Ulta Beauty tested the wellness space with dedicated shops in 2021, expanded the concept to over 1,300 stores in 2023 and spoke of further targeting wellness growth last fall. Additionally, Walmart recently added more options to its premium beauty lineup and Target said last month that it will expand its wellness assortment by nearly a third.
“As we head into the new year, beauty — inside and out — and wellness remain major areas of focus for QVC,” Rosalia Bucaro Polizzi, chief merchandising officer at QVC, said in a statement. “We're excited to welcome innovative new brands while continuing to deliver the fan-favorites our customers trust, making it easier to discover solutions that help you look and feel your best every day.”

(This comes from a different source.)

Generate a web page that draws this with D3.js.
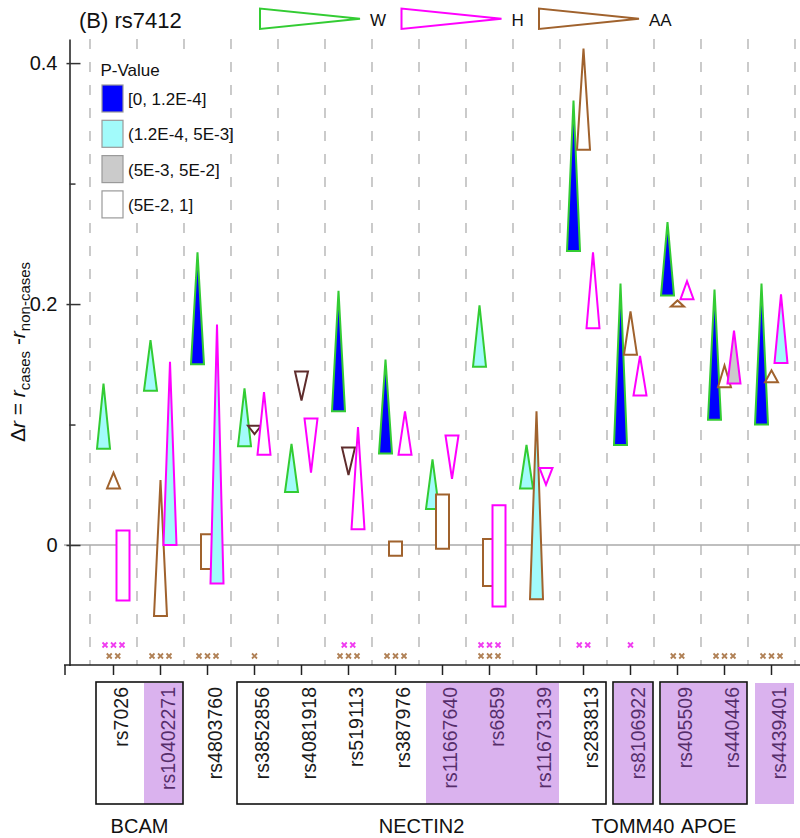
<!DOCTYPE html>
<html><head><meta charset="utf-8">
<script src="https://cdn.jsdelivr.net/npm/d3@7"></script>
<style>body{margin:0;background:#fff}</style>
</head><body>
<svg id="c" width="800" height="838" xmlns="http://www.w3.org/2000/svg"></svg>
<script>
// ---------- data ----------
const snps = ["rs7026","rs10402271","rs4803760","rs3852856","rs4081918","rs519113","rs387976",
  "rs11667640","rs6859","rs11673139","rs283813","rs8106922","rs405509","rs440446","rs4439401"];
// W (white) : wide end (base) and narrow end (tip) of each glyph, in delta r
const wBase = [0.080,0.128,0.150,0.082,0.044,0.111,0.076,0.030,0.148,0.047,0.244,0.083,0.207,0.104,0.100];
const wTip  = [0.134,0.170,0.243,0.130,0.084,0.211,0.154,0.071,0.199,0.083,0.369,0.217,0.268,0.212,0.217];
const wShape = ["tri","tri","tri","tri","tri","tri","tri","tri","tri","tri","tri","tri","tri","tri","tri"];
const wP = [1,1,0,1,1,0,0,1,1,1,0,0,0,0,0];
// H (hispanic)
const hBase = [-0.046,0.000,-0.032,0.075,0.105,0.013,0.075,0.091,-0.051,0.064,0.180,0.124,0.204,0.134,0.151];
const hTip  = [0.012,0.152,0.183,0.127,0.060,0.098,0.111,0.055,0.033,0.050,0.243,0.157,0.219,0.178,0.208];
const hShape = ["rect","tri","tri","tri","tri","tri","tri","tri","rect","tri","tri","tri","tri","tri","tri"];
const hP = [3,1,1,3,3,3,3,3,3,3,3,3,3,2,1];
// AA (african american)
const aBase = [0.047,-0.059,-0.020,0.099,0.144,0.081,-0.009,-0.003,-0.034,-0.045,0.328,0.158,0.198,0.131,0.135];
const aTip  = [0.060,0.054,0.009,0.092,0.120,0.058,0.003,0.042,0.005,0.111,0.412,0.194,0.203,0.149,0.145];
const aShape = ["tri","tri","rect","tri","tri","tri","rect","rect","rect","tri","tri","tri","tri","tri","tri"];
const aP = [3,3,3,3,3,3,3,3,3,1,3,3,3,3,3];
// significance marks (count of x symbols)
const hMarks = [3,0,0,0,0,2,0,0,3,0,2,1,0,0,0];
const aMarks = [2,3,3,1,0,3,3,0,3,0,0,0,2,3,3];
// highlighted SNPs and gene groups
const highlighted = [0,1,0,0,0,0,0,1,1,1,0,1,1,1,1];
const genes = [
  {name:"BCAM", first:0, last:1},
  {name:"NECTIN2", first:3, last:10},
  {name:"TOMM40", first:11, last:11},
  {name:"APOE", first:12, last:13}
];
const pLabels = ["[0, 1.2E-4]","(1.2E-4, 5E-3]","(5E-3, 5E-2]","(5E-2, 1]"];
const yTicksMajor = [0, 0.2, 0.4];
const yTicksMinor = [0.1, 0.3];

// ---------- styles ----------
const font = "'Liberation Sans', Arial, Helvetica, sans-serif";
const pFill = ["#0000ff","#a2fbfb","#cbcbcb","#ffffff"];
const popColor = {W:"#33cc33", H:"#ff00ff", AA:"#a0622d"};
const aaDown = "#5e2c2c";

const svg = d3.select("#c");
const x = d3.scaleBand().domain(snps).range([90, 795]).padding(0);
const y = d3.scaleLinear().domain([-0.1, 0.42]).range([665.5, 39]);
const cx = s => x(s) + x.bandwidth()/2;
const popOffset = d3.scaleOrdinal().domain(["W","AA","H"]).range([-10, 0, 9.5]);
const halfW = 6.5;

// dashed separators
const seps = d3.range(snps.length + 1).map(i => 90 + i * x.bandwidth());
svg.append("g").selectAll("line").data(seps).join("line")
  .attr("x1", d => d).attr("x2", d => d).attr("y1", 39).attr("y2", 665)
  .attr("stroke", "#b5b5b5").attr("stroke-width", 1.4).attr("stroke-dasharray", "10,13");

// zero line
svg.append("line").attr("x1", 64).attr("x2", 800).attr("y1", y(0)).attr("y2", y(0))
  .attr("stroke", "#aaaaaa").attr("stroke-width", 1.5);

// y axis
const yAx = svg.append("g").attr("transform", "translate(69.5,0)")
  .call(d3.axisLeft(y).tickValues(yTicksMajor).tickSizeInner(-11).tickSizeOuter(0)
    .tickPadding(12).tickFormat(d => d === 0 ? "0" : d3.format(".1f")(d)));
yAx.select(".domain").attr("stroke", "#555").attr("stroke-width", 2);
yAx.selectAll(".tick line").attr("stroke", "#333").attr("stroke-width", 1.5).attr("x1", -3);
yAx.selectAll(".tick text").attr("font-family", font).attr("font-size", 20).attr("fill", "#111");
const yMin = svg.append("g").attr("transform", "translate(69.5,0)")
  .call(d3.axisLeft(y).tickValues(yTicksMinor).tickSizeInner(-6).tickSizeOuter(0).tickFormat(""));
yMin.select(".domain").remove();
yMin.selectAll(".tick line").attr("stroke", "#333").attr("stroke-width", 1.5);

// y label
const yl = svg.append("text").attr("transform", "translate(25,352) rotate(-90)")
  .attr("text-anchor", "middle").attr("font-family", font).attr("font-size", 21).attr("fill", "#111");
yl.append("tspan").text("\u0394");
yl.append("tspan").attr("font-style", "italic").text("r");
yl.append("tspan").text(" = ");
yl.append("tspan").attr("font-style", "italic").text("r");
yl.append("tspan").attr("font-size", 15).attr("dy", 5).text("cases");
yl.append("tspan").attr("dy", -5).text(" -");
yl.append("tspan").attr("font-style", "italic").text("r");
yl.append("tspan").attr("font-size", 15).attr("dy", 5).text("non-cases");

// x axis
svg.append("line").attr("x1", 64).attr("x2", 800).attr("y1", 665).attr("y2", 665)
  .attr("stroke", "#222").attr("stroke-width", 1.5);
const xAx = svg.append("g").attr("transform", "translate(0,665)")
  .call(d3.axisBottom(x).tickSize(10).tickFormat(""));
xAx.select(".domain").remove();
xAx.selectAll(".tick line").attr("stroke", "#222").attr("stroke-width", 1.5);
svg.append("line").attr("x1", 65).attr("x2", 65).attr("y1", 665).attr("y2", 675)
  .attr("stroke", "#222").attr("stroke-width", 1.5);

// glyphs
function glyphs(pop, base, tip, shape, pv) {
  const recs = snps.map((s, i) => ({s, i, base: base[i], tip: tip[i], shape: shape[i], p: pv[i]}));
  svg.append("g").selectAll("path").data(recs).join("path")
    .attr("d", d => {
      const xc = cx(d.s) + popOffset(pop);
      const yb = y(d.base), yt = y(d.tip);
      if (d.shape === "rect") {
        return `M${xc-halfW},${yb}L${xc+halfW},${yb}L${xc+halfW},${yt}L${xc-halfW},${yt}Z`;
      }
      return `M${xc-halfW},${yb}L${xc+halfW},${yb}L${xc},${yt}Z`;
    })
    .attr("fill", d => pFill[d.p])
    .attr("stroke", d => (pop === "AA" && d.shape === "tri" && d.tip < d.base) ? aaDown : popColor[pop])
    .attr("stroke-width", 2).attr("stroke-linejoin", "miter");
}
glyphs("W", wBase, wTip, wShape, wP);
glyphs("AA", aBase, aTip, aShape, aP);
glyphs("H", hBase, hTip, hShape, hP);

// significance marks
function marks(counts, yPos, color) {
  const pts = [];
  counts.forEach((n, i) => { for (let k = 0; k < n; k++) pts.push({x: cx(snps[i]) + (k - (n-1)/2) * 8.5}); });
  svg.append("g").selectAll("path").data(pts).join("path")
    .attr("d", d => `M${d.x-2.5},${yPos-2.5}L${d.x+2.5},${yPos+2.5}M${d.x-2.5},${yPos+2.5}L${d.x+2.5},${yPos-2.5}`)
    .attr("stroke", color).attr("stroke-width", 1.8);
}
marks(hMarks, 645, "#f03cf0");
marks(aMarks, 656, "#b08055");

// SNP labels
svg.append("g").selectAll("text").data(snps).join("text")
  .attr("transform", d => `translate(${cx(d) + 14.5},687) rotate(-90)`)
  .attr("text-anchor", "end").attr("font-family", font).attr("font-size", 19.5).attr("fill", "#1a1a1a")
  .text(d => d);

// highlight shading (overlay)
const runs = [];
highlighted.forEach((h, i) => {
  if (!h) return;
  const g = genes.find(g => i >= g.first && i <= g.last);
  const last = runs[runs.length - 1];
  if (last && last.last === i - 1 && last.gene === g) { last.last = i; }
  else runs.push({first: i, last: i, gene: g});
});
svg.append("g").selectAll("rect").data(runs).join("rect")
  .attr("x", d => x(snps[d.first]) + 7)
  .attr("width", d => x(snps[d.last]) + x.bandwidth() - 1 - (x(snps[d.first]) + 7))
  .attr("y", 683).attr("height", 121)
  .attr("fill", "rgb(167,71,214)").attr("fill-opacity", 0.42);

// gene boxes
svg.append("g").selectAll("rect").data(genes).join("rect")
  .attr("x", d => x(snps[d.first]) + 6)
  .attr("width", d => x(snps[d.last]) + x.bandwidth() - 1 - (x(snps[d.first]) + 6))
  .attr("y", 682).attr("height", 122)
  .attr("fill", "none").attr("stroke", "#111").attr("stroke-width", 1.6);
svg.append("g").selectAll("text").data(genes).join("text")
  .attr("x", d => (x(snps[d.first]) + 6 + x(snps[d.last]) + x.bandwidth() - 1) / 2 + (d.name === "APOE" ? 5 : 0))
  .attr("y", 833).attr("text-anchor", "middle")
  .attr("font-family", font).attr("font-size", 20).attr("fill", "#111").text(d => d.name);

// title
svg.append("text").attr("x", 79).attr("y", 27.5).attr("font-family", font).attr("font-size", 22)
  .attr("fill", "#111").text("(B) rs7412");

// population legend
const popLeg = [{k:"W", x:260}, {k:"H", x:401.5}, {k:"AA", x:539}];
const pl = svg.append("g").selectAll("g").data(popLeg).join("g");
pl.append("path").attr("d", d => `M${d.x},8.5L${d.x},29L${d.x+100},18.7Z`)
  .attr("fill", "#fff").attr("stroke", d => popColor[d.k]).attr("stroke-width", 2);
pl.append("text").attr("x", d => d.x + 110).attr("y", 25.5).attr("font-family", font)
  .attr("font-size", 17).attr("fill", "#111").text(d => d.k);

// p-value legend
const lg = svg.append("g");
lg.append("rect").attr("x", 96).attr("y", 58).attr("width", 120).attr("height", 164).attr("fill", "#fff");
lg.append("text").attr("x", 100.5).attr("y", 76).attr("font-family", font).attr("font-size", 17)
  .attr("fill", "#111").text("P-Value");
const li = lg.selectAll("g.it").data(pLabels).join("g").attr("class", "it")
  .attr("transform", (d, i) => `translate(102,${85 + i * 35.3})`);
li.append("rect").attr("width", 21).attr("height", 27).attr("fill", (d, i) => pFill[i])
  .attr("stroke", "#9a9a9a").attr("stroke-width", 1.2);
li.append("text").attr("x", 26).attr("y", 20).attr("font-family", font).attr("font-size", 17)
  .attr("fill", "#111").text(d => d);
</script>
</body></html>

As retailers venture further into the category, beauty brands appear to be resilient despite broader economic uncertainty. A Circana report released in December found that prestige beauty sales increased 7% to $8.1 billion in Q3, while mass market sales outperformed prestige, growing 6% for the quarter.
QVC’s wellness and beauty expansion comes as parent company QVC Group is implementing a turnaround strategy, which includes providing around-the-clock live shopping content, using technology to grow with new platforms and audiences, and developing “the leading live social shopping content engine.”
In an effort to reach some of those goals, QVC Group recently partnered with live TV streaming service Philo. The company announced in June that HSN and QVC became the “first and only livestream shopping channels” on the platform, available on mobile devices, desktop computers and TVs.
QVC Group’s turnaround strategy has yet to undo the company’s decline. In its latest earnings report, the company reported a 5.6% drop in revenue year over year in Q3 to $2.2 billion. Operating income for the quarter decreased nearly 61% from the year-ago quarter to $60 million. QVC Group CEO David Rawlinson attributed the change to being early in its turnaround plan and broader economic factors.
“We are early in our WIN growth plan, but continue to make progress. We reduced the year-over-year rate of revenue decline in our QxH segment despite the decline in linear television viewership, driven by revenue growth in our social and streaming platforms,” Rawlinson said in a statement. “Although we are encouraged by the progress we are making, deleveraging from our total revenue decline, tariffs and other critical investments, pressured our adjusted OIBDA.”